» Brief
In the listing that follows, retype every line from the first through the one containing "from matplotlib.lines import Line2D". Pictures are to be left out.

start

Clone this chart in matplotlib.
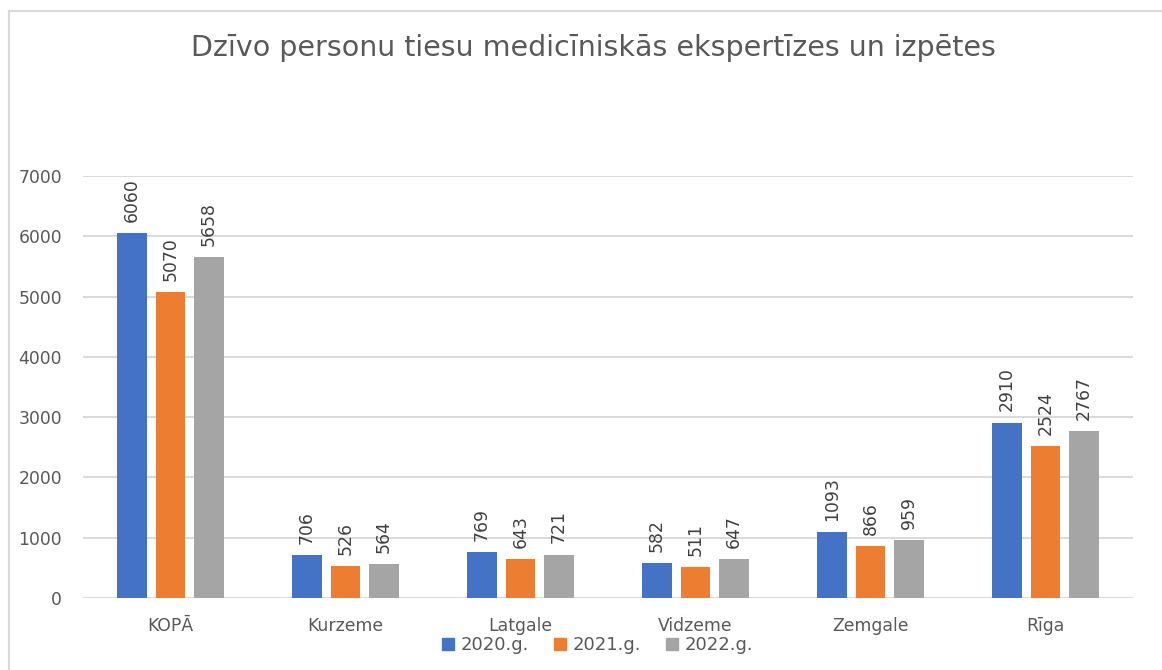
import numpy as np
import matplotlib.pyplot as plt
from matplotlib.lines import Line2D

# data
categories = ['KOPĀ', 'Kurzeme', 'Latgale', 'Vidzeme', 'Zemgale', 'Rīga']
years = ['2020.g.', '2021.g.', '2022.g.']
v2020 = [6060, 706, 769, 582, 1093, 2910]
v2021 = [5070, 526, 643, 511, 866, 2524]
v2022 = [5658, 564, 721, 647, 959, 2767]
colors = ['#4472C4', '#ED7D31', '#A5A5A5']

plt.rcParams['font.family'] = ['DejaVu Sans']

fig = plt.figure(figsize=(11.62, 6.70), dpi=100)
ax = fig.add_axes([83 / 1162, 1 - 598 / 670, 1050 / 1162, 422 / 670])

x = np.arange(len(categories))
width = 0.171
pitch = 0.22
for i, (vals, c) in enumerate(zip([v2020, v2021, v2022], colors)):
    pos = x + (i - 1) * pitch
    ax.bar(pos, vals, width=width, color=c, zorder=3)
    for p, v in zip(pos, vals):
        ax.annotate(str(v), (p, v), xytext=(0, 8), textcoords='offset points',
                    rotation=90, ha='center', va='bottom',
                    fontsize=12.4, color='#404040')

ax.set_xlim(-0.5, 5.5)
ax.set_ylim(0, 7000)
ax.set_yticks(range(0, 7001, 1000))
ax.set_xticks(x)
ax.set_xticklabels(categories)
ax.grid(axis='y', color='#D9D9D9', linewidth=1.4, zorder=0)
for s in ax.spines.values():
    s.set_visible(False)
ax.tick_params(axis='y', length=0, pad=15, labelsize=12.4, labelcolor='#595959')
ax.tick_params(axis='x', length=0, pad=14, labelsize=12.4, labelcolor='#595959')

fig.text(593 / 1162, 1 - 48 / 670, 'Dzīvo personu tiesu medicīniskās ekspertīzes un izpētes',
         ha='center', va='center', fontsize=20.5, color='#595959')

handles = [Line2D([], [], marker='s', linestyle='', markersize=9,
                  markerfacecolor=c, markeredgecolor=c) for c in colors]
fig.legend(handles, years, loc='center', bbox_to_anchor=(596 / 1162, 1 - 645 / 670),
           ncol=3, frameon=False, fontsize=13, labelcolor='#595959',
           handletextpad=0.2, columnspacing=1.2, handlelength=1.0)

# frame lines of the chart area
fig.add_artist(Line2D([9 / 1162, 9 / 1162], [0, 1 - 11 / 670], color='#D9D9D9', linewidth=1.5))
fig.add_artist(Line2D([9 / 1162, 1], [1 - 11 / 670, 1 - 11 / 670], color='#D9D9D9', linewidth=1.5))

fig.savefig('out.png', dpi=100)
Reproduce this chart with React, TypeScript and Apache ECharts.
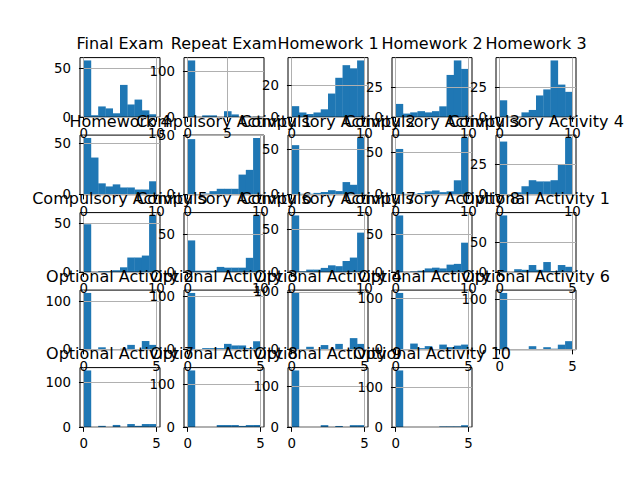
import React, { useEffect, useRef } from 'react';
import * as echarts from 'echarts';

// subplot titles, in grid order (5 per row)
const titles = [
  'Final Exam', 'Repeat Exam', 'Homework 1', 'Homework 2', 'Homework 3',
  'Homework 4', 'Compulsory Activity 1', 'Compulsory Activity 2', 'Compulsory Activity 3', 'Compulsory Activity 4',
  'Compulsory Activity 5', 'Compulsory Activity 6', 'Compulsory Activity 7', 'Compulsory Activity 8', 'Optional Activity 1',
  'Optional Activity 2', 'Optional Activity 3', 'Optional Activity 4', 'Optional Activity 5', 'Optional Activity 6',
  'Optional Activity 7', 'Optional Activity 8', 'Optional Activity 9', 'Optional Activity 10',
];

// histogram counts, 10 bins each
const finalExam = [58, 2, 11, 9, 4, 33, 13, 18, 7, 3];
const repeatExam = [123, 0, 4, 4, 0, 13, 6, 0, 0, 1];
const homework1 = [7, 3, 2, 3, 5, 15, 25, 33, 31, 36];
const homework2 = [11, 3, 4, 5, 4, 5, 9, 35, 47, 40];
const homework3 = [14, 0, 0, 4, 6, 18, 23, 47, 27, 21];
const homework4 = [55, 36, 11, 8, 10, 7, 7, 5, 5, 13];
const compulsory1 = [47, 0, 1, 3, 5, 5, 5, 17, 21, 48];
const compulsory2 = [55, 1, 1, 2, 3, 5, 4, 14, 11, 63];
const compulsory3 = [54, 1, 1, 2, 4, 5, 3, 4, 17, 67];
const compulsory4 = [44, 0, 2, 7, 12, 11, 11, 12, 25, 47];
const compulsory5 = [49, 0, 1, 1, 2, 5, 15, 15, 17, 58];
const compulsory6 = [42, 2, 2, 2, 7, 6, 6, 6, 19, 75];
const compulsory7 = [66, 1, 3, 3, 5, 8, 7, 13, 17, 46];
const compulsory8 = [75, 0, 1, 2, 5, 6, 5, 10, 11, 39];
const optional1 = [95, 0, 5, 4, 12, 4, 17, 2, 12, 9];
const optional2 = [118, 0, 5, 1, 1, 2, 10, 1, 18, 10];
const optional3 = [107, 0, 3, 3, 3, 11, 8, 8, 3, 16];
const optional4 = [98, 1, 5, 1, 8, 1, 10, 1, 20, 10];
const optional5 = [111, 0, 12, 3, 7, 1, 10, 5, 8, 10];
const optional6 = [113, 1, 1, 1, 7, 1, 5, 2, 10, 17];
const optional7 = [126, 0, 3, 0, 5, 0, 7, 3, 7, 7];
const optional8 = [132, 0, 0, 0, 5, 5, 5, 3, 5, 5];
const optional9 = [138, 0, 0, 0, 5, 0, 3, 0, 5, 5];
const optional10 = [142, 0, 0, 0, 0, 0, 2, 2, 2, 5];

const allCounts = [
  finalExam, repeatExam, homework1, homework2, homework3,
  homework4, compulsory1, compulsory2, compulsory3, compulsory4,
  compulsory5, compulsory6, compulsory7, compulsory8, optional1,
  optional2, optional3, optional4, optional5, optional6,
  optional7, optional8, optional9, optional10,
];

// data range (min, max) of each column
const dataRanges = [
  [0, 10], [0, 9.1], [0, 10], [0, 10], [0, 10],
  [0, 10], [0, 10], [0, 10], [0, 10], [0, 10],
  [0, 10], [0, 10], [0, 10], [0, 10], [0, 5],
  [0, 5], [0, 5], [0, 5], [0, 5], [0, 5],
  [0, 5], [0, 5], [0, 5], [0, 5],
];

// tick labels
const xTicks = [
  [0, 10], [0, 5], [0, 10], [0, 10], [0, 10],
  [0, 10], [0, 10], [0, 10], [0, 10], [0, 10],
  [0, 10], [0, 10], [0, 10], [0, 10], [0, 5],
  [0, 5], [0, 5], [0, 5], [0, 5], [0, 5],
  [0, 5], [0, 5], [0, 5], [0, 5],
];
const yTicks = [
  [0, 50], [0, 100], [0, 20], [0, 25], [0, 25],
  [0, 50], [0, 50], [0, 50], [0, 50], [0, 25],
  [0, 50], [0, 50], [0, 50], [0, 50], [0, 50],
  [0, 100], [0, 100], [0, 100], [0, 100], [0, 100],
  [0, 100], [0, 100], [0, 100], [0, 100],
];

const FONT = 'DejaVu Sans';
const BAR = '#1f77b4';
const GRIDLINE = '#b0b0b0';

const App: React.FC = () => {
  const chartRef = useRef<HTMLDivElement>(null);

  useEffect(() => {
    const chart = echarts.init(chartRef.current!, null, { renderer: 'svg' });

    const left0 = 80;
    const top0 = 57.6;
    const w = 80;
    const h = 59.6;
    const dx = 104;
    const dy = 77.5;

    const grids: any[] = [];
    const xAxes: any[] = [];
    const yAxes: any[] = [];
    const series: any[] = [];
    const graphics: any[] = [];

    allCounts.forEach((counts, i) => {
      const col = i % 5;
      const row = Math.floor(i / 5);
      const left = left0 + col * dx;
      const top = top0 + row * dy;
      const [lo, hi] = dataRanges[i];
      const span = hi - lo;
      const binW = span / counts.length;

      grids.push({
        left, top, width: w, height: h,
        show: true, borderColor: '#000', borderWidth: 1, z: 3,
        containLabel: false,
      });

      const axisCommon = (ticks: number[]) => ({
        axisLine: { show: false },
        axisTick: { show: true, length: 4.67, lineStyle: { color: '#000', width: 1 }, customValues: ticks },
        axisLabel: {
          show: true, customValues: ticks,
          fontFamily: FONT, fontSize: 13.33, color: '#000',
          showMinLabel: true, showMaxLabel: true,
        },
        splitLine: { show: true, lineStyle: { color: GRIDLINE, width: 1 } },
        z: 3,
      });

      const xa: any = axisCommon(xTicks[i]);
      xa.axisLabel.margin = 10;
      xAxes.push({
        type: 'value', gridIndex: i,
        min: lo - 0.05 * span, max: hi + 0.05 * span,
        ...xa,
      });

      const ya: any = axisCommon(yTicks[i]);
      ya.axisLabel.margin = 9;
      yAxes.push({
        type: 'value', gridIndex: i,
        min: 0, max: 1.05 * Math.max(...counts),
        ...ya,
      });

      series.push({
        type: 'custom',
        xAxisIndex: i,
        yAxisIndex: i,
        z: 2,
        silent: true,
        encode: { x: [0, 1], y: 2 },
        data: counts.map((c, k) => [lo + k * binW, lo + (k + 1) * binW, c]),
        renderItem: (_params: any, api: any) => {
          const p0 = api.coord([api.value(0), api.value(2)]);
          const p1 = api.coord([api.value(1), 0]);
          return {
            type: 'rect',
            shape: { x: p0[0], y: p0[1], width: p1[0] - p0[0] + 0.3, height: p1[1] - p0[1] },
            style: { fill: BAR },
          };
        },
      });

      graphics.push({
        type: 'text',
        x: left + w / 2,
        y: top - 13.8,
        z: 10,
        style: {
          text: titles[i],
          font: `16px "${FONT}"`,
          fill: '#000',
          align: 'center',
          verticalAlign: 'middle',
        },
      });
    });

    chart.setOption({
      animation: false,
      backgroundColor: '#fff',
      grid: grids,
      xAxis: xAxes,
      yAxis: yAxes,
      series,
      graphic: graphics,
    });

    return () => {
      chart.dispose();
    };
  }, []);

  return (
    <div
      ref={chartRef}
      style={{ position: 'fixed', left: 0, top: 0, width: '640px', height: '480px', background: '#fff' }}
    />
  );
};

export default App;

end

» Output
Clone this chart in matplotlib.
import numpy as np
import matplotlib.pyplot as plt
from matplotlib.lines import Line2D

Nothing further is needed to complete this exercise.